Capillary concrete bunker liner
Martin Sternberg, CGCS, at the Torrekulla Golf Club in Gothenburg, Sweden, has been a certified golf course superintendent for 20 years, a golf course owner and a golf course builder for 27 years. Sternberg invented Capillary Concrete (CC), a U.S. patent pending porous bunker lining material that is working quite well on golf course bunkers in Europe. CC comes in 1-cubic-yard tote-type bags that are placed in a cement mixing-type machine, water is added then it is placed in the bunker in piles and then shoveled and raked to a 2-inch depth. Each bag covers about 150 square feet. This material is unique because it forms a firm but resilient base material in the bunker that is completely porous allowing water to drain through it into the sub-surface drainage piping. CC holds bunker sand on the slopes, helps keep weeds to a minimum and virtually eliminates washouts of soil into the bunker sand and it also keeps the drainage gravel and piping from getting contaminated.

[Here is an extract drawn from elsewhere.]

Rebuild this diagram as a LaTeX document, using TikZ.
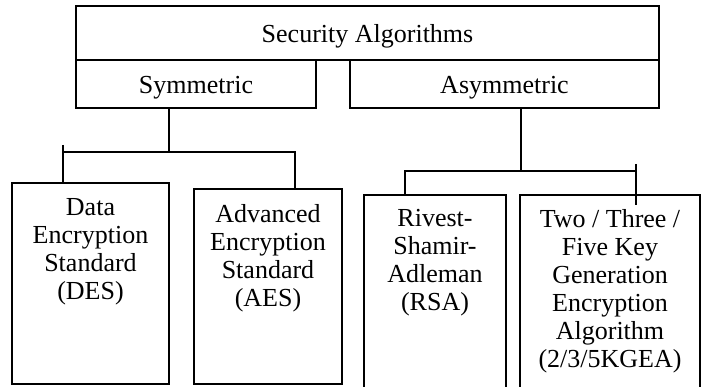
\documentclass[tikz,border=0pt]{standalone}
\usepackage{fontspec}
\setmainfont{Liberation Serif}
\usetikzlibrary{positioning}

\begin{document}
\begin{tikzpicture}[x=1pt, y=-1pt, font=\fontsize{26}{28}\selectfont]
    \tikzstyle{box} = [rectangle, draw=black, line width=1.6pt, inner sep=0pt, align=center, text height=20pt, text depth=0pt]
    \tikzstyle{leaftext} = [inner sep=0pt, align=center]
    \tikzstyle{link} = [line width=1.6pt]
    \clip (0,0) rectangle (704,387);

    \node[box, minimum width=583, minimum height=54] (sec) at (367.5, 33) {Security Algorithms};
    \node[box, minimum width=240, minimum height=48] (sym) at (196, 84) {Symmetric};
    \node[box, minimum width=309, minimum height=48] (asym) at (504.5, 84) {Asymmetric};

    \node[box, minimum width=157, minimum height=201] (des) at (90.5, 283.5) {};
    \node[box, minimum width=148, minimum height=195] (aes) at (268, 286.5) {};
    \node[box, minimum width=142, minimum height=205] (rsa) at (435, 297.5) {};
    \node[box, minimum width=180, minimum height=205] (kgea) at (610, 297.5) {};

    \node[leaftext, below=16pt of des.north] (destext) {Data\\Encryption\\Standard\\(DES)};
    \node[leaftext, below=16pt of aes.north] (aestext) {Advanced\\Encryption\\Standard\\(AES)};
    \node[leaftext, below=15pt of rsa.north] (rsatext) {Rivest-\\Shamir-\\Adleman\\(RSA)};
    \node[leaftext, below=15pt of kgea.north] (kgeatext) {Two / Three /\\Five Key\\Generation\\Encryption\\Algorithm\\(2/3/5KGEA)};

    % symmetric branch
    \coordinate (symbar) at (169, 152);
    \coordinate (symL) at (63, 145);
    \coordinate (symR) at (295, 152);
    \draw[link] (sym.south -| symbar) -- (symbar);
    \draw[link] (symL) -- (des.north -| symL);
    \draw[link] (symL |- symR) -- (symR) -- (aes.north -| symR);

    % asymmetric branch
    \coordinate (asymbar) at (521, 171);
    \coordinate (asymL) at (405, 171);
    \coordinate (asymR) at (636, 164);
    \coordinate (asymRend) at (636, 205);
    \draw[link] (asym.south -| asymbar) -- (asymbar);
    \draw[link] (rsa.north -| asymL) -- (asymL) -- (asymR |- asymL);
    \draw[link] (asymR) -- (asymRend);
\end{tikzpicture}
\end{document}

The cost is about $2.25 (USD) per square foot or about $375 (USD) per 1-cubic-yard bulk-size bag that are shipped from North Carolina. The installation process takes about 3 to 5 hours per 1,000 square foot depending on where the produce is mixed, size, shape and slope of the bunker.
Jacques Leonard, superintendent, at the Golf de Nancy in Pulnoy, France, says: “We installed CC on all of our 49 sand bunkers this year, which is just short of 3,000 square meters on our 18-hole golf course and it is working real good. We have good bunker design with little water from the outside and we have perfect results now.”
CC is currently being tested in Florida and there are no superintendents who I know of using this product in the U.S. Still, there sure is a lot of interest in it.